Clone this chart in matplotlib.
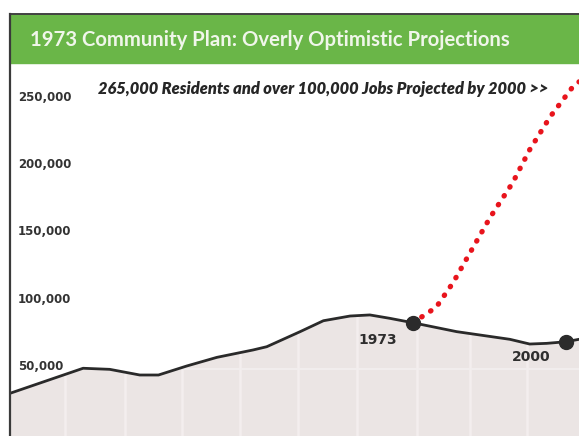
import matplotlib.pyplot as plt
from matplotlib.patches import Rectangle
from matplotlib.lines import Line2D

# population history (year, residents)
years = [1901.9, 1914.8, 1919.5, 1924.8, 1928.1, 1933.1, 1938.4, 1944.8, 1947.2,
         1953.1, 1957.2, 1961.9, 1965.4, 1968.9, 1973.0, 1980.7, 1990.1, 1993.6,
         1996.6, 2000.0, 2002.3]
population = [31700, 50300, 49500, 45300, 45300, 52000, 58400, 63900, 66300,
              77500, 85600, 89100, 89900, 87400, 84100, 77500, 71800, 68300,
              68800, 70000, 71800]

# 1973 plan projection
proj_years = [1973.0, 1977.1, 1980.1, 1983.1, 1986.6, 1990.6, 1993.6, 1997.2, 2001.2, 2002.3]
proj_values = [84100, 95600, 114000, 136300, 162200, 188100, 212600, 237000, 259300, 263000]

marker_years = [1973.0, 2000.0]
marker_values = [84100, 70000]

yticks = [50000, 100000, 150000, 200000, 250000]
ytick_labels = ['50,000', '100,000', '150,000', '200,000', '250,000']
grid_years = [1911.6, 1922.2, 1932.2, 1942.5, 1952.7, 1963.1, 1973.7, 1983.0, 1993.1]

title = '1973 Community Plan: Overly Optimistic Projections'
note = '265,000 Residents and over 100,000 Jobs Projected by 2000 >>'

W, H = 579, 436
fig = plt.figure(figsize=(W / 100, H / 100), dpi=100)
fig.patch.set_facecolor('white')

ax = fig.add_axes([10 / W, 0, 569 / W, 373 / H])
ax.set_xlim(1901.9, 2002.3)
ax.set_ylim(0, 277000)
for s in ['top', 'right', 'bottom', 'left']:
    ax.spines[s].set_visible(False)
ax.set_xticks([])
ax.set_yticks([])

area = ax.fill_between(years, population, 0, color='#ebe5e4', lw=0, zorder=1)
clip = area.get_paths()[0]
for yr in grid_years:
    l = ax.axvline(yr, color='#f3eeee', lw=1.8, zorder=1.5)
    l.set_clip_path(clip, ax.transData)
for v in yticks[:-1]:
    l = ax.axhline(v, color='#f2eeee', lw=1.4, zorder=1.6)
    l.set_clip_path(clip, ax.transData)

ax.plot(years, population, color='#2a2a2a', lw=2.0, zorder=3)
ax.plot(proj_years, proj_values, color='#e8141c', lw=3.8,
        linestyle=(0, (0.1, 1.9)), dash_capstyle='round', zorder=4)
ax.plot(marker_years, marker_values, 'o', color='#2b2b2b', ms=10, zorder=5)

for v, lab in zip(yticks, ytick_labels):
    ax.text(1903.3, v + 1500, lab, ha='left', va='center', fontsize=8.5,
            fontweight='bold', color='#333333', zorder=6)

ax.text(1966.8, 71300, '1973', ha='center', va='center', fontsize=10,
        fontweight='bold', color='#2e2e2e', zorder=6)
ax.text(1993.8, 58700, '2000', ha='center', va='center', fontsize=10,
        fontweight='bold', color='#2e2e2e', zorder=6)

fig.text(323 / W, 1 - 89 / H, note, ha='center', va='center', fontsize=11.8,
         fontweight='heavy', style='italic', family='Lato', color='#262626')

# green title bar
fig.add_artist(Rectangle((10 / W, 1 - 63 / H), 569 / W, 48 / H,
                         transform=fig.transFigure, color='#6ab648', zorder=2))
fig.text(30 / W, 1 - 40 / H, title, ha='left', va='center', fontsize=14.6,
         fontweight='bold', family='Lato', color='#f0f6ea', zorder=3)
fig.add_artist(Line2D([10 / W, 1], [1 - 14 / H, 1 - 14 / H],
                      transform=fig.transFigure, color='#222222', lw=1.2))
fig.add_artist(Line2D([10 / W, 10 / W], [0, 1 - 14 / H],
                      transform=fig.transFigure, color='#3a3a3a', lw=1.6))

fig.savefig('out.png', dpi=100)
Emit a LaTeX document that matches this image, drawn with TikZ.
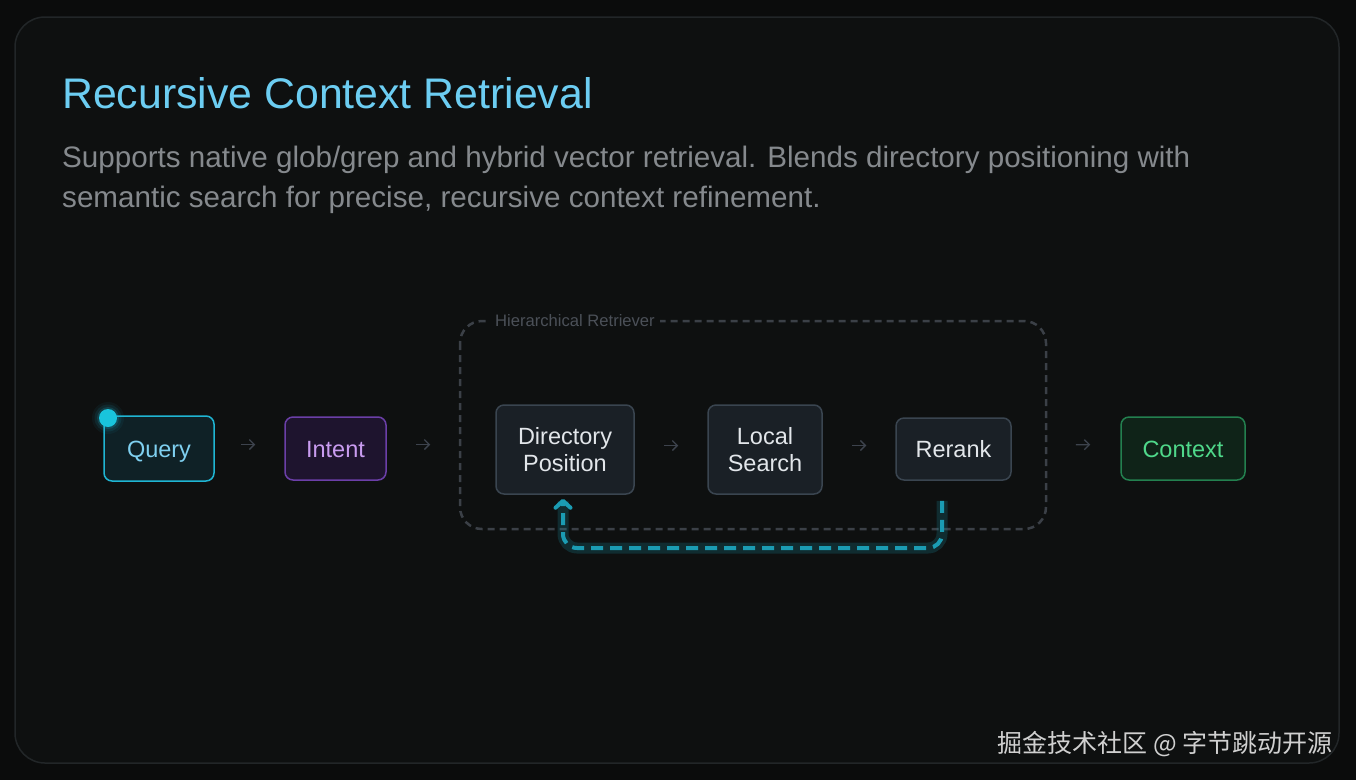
\documentclass[tikz,border=0pt]{standalone}
\usepackage{fontspec}
\setmainfont{Liberation Sans}
\newfontfamily\cjkfont{Noto Sans CJK SC}
\usetikzlibrary{positioning,arrows.meta}

\definecolor{pagebg}{HTML}{0B0C0C}
\definecolor{cardbg}{HTML}{0E1010}
\definecolor{cardline}{HTML}{222628}
\definecolor{titleblue}{HTML}{6CCDF2}
\definecolor{subgray}{HTML}{85898D}
\definecolor{querycol}{HTML}{1FB5D3}
\definecolor{queryfill}{HTML}{0F2126}
\definecolor{querytext}{HTML}{7FD0F0}
\definecolor{intentcol}{HTML}{6B3FA8}
\definecolor{intentfill}{HTML}{1E142E}
\definecolor{intenttext}{HTML}{C99CF0}
\definecolor{stepcol}{HTML}{3A4550}
\definecolor{stepfill}{HTML}{1A2026}
\definecolor{steptext}{HTML}{E2E6EA}
\definecolor{ctxcol}{HTML}{23804F}
\definecolor{ctxfill}{HTML}{0F2318}
\definecolor{ctxtext}{HTML}{4FD88A}
\definecolor{arrowgray}{HTML}{3D434D}
\definecolor{groupline}{HTML}{3B4047}
\definecolor{grouptext}{HTML}{4B5058}
\definecolor{loopteal}{HTML}{1B9CB3}
\definecolor{marktext}{HTML}{D0D0D0}

\tikzset{
  stagebox/.style={draw, rounded corners=8pt, line width=1.5pt, align=center,
    inner sep=0pt, font=\fontsize{23.5}{27}\selectfont},
  oneline/.style={text height=20pt, text depth=3pt},
  stepbox/.style={stagebox, draw=stepcol, fill=stepfill, text=steptext},
  flowarrow/.style={draw=arrowgray, line width=1.3pt,
    -{Straight Barb[length=5pt,width=10pt]}},
  loopline/.style={draw=loopteal, line width=4pt, dash pattern=on 12pt off 7pt,
    rounded corners=14pt},
}

\begin{document}
\begin{tikzpicture}[x=1pt,y=-1pt]
% background and card
\fill[pagebg] (0,0) rectangle (1356,780);
\useasboundingbox (0,0) rectangle (1356,780);
\draw[cardline, fill=cardbg, line width=1.5pt, rounded corners=30pt] (15,17) rectangle (1339,763);

% header
\node[anchor=base west, inner sep=0pt, text=titleblue, font=\fontsize{42.8}{48}\selectfont] (title) at (62,108) {Recursive Context Retrieval};
\node[anchor=base west, inner sep=0pt, text=subgray, font=\fontsize{29.6}{40}\selectfont] (sub1) at (62,167) {Supports native glob/grep and hybrid vector retrieval. Blends directory positioning with};
\node[anchor=base west, inner sep=0pt, text=subgray, font=\fontsize{29.6}{40}\selectfont] (sub2) at (62,207) {semantic search for precise, recursive context refinement.};

% retriever group
\draw[groupline, line width=2.5pt, dash pattern=on 7pt off 5pt, rounded corners=22pt] (460,321) rectangle (1046,529);
\node[fill=cardbg, text=grouptext, inner xsep=5pt, inner ysep=2pt, anchor=west, font=\fontsize{16.6}{18}\selectfont] (grouplbl) at (490,321) {Hierarchical Retriever};

% stages
\node[stagebox, oneline, draw=querycol, fill=queryfill, text=querytext, minimum width=110pt, minimum height=65pt] (query) at (159,448.5) {Query};
\node[stagebox, oneline, draw=intentcol, fill=intentfill, text=intenttext, minimum width=101pt, minimum height=63pt] (intent) at (335.5,448.5) {Intent};
\node[stepbox, minimum width=138pt, minimum height=89pt] (dirpos) at (565,449.5) {Directory\\Position};
\node[stepbox, minimum width=114pt, minimum height=89pt] (local) at (765,449.5) {Local\\Search};
\node[stepbox, oneline, minimum width=115pt, minimum height=62pt] (rerank) at (953.5,449) {Rerank};
\node[stagebox, oneline, draw=ctxcol, fill=ctxfill, text=ctxtext, minimum width=124pt, minimum height=63pt] (context) at (1183,448.5) {Context};

% start marker
\coordinate (qdot) at (108,418);
\foreach \r/\op in {16/0.06, 13.5/0.1, 11/0.18} {
  \fill[querycol, opacity=\op] (qdot) circle (\r pt);
}
\fill[querycol!80!cyan] (qdot) circle (9pt);

% flow arrows
\draw[flowarrow, shorten <=26pt, shorten >=29pt] ([yshift=4pt]query.east) -- ([yshift=4pt]intent.west);
\draw[flowarrow, shorten <=29pt, shorten >=65pt] ([yshift=4pt]intent.east) -- ([yshift=4pt]intent.east -| dirpos.west);
\draw[flowarrow, shorten <=29pt, shorten >=29pt] ([yshift=4pt]dirpos.east) -- ([yshift=4pt]local.west);
\draw[flowarrow, shorten <=29pt, shorten >=29pt] ([yshift=4pt]local.east) -- ([yshift=4pt]local.east -| rerank.west);
\draw[flowarrow, shorten <=64pt, shorten >=30pt] ([yshift=4pt]rerank.east) -- ([yshift=4pt]context.west);

% feedback loop
\coordinate (loopR) at (942,548);
\coordinate (loopL) at (563,548);
\draw[loopteal, opacity=0.2, line width=11pt, rounded corners=14pt, shorten <=20pt, shorten >=6pt]
  (rerank.south -| loopR) -- (loopR) -- (loopL) -- (dirpos.south -| loopL);
\draw[loopline, shorten <=20pt, shorten >=4pt, -{Straight Barb[length=7pt,width=15pt,round]}]
  (rerank.south -| loopR) -- (loopR) -- (loopL) -- (dirpos.south -| loopL);

% watermark
\node[anchor=base east, inner sep=0pt, text=marktext, font=\cjkfont\fontsize{25}{28}\selectfont] (mark) at (1333,752) {掘金技术社区 @ 字节跳动开源};
\end{tikzpicture}
\end{document}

* * * *

### PROBLEM REQUIREMENTS:
Exactly as they appear, print the lines of the listing above from its first line through the line that contains "ax.set_yticks([])", minus the pictures.

### SOLUTION TO THIS EXERCISE:
Clone this chart in matplotlib.
import matplotlib.pyplot as plt
from matplotlib.patches import Rectangle
from matplotlib.lines import Line2D

# population history (year, residents)
years = [1901.9, 1914.8, 1919.5, 1924.8, 1928.1, 1933.1, 1938.4, 1944.8, 1947.2,
         1953.1, 1957.2, 1961.9, 1965.4, 1968.9, 1973.0, 1980.7, 1990.1, 1993.6,
         1996.6, 2000.0, 2002.3]
population = [31700, 50300, 49500, 45300, 45300, 52000, 58400, 63900, 66300,
              77500, 85600, 89100, 89900, 87400, 84100, 77500, 71800, 68300,
              68800, 70000, 71800]

# 1973 plan projection
proj_years = [1973.0, 1977.1, 1980.1, 1983.1, 1986.6, 1990.6, 1993.6, 1997.2, 2001.2, 2002.3]
proj_values = [84100, 95600, 114000, 136300, 162200, 188100, 212600, 237000, 259300, 263000]

marker_years = [1973.0, 2000.0]
marker_values = [84100, 70000]

yticks = [50000, 100000, 150000, 200000, 250000]
ytick_labels = ['50,000', '100,000', '150,000', '200,000', '250,000']
grid_years = [1911.6, 1922.2, 1932.2, 1942.5, 1952.7, 1963.1, 1973.7, 1983.0, 1993.1]

title = '1973 Community Plan: Overly Optimistic Projections'
note = '265,000 Residents and over 100,000 Jobs Projected by 2000 >>'

W, H = 579, 436
fig = plt.figure(figsize=(W / 100, H / 100), dpi=100)
fig.patch.set_facecolor('white')

ax = fig.add_axes([10 / W, 0, 569 / W, 373 / H])
ax.set_xlim(1901.9, 2002.3)
ax.set_ylim(0, 277000)
for s in ['top', 'right', 'bottom', 'left']:
    ax.spines[s].set_visible(False)
ax.set_xticks([])
ax.set_yticks([])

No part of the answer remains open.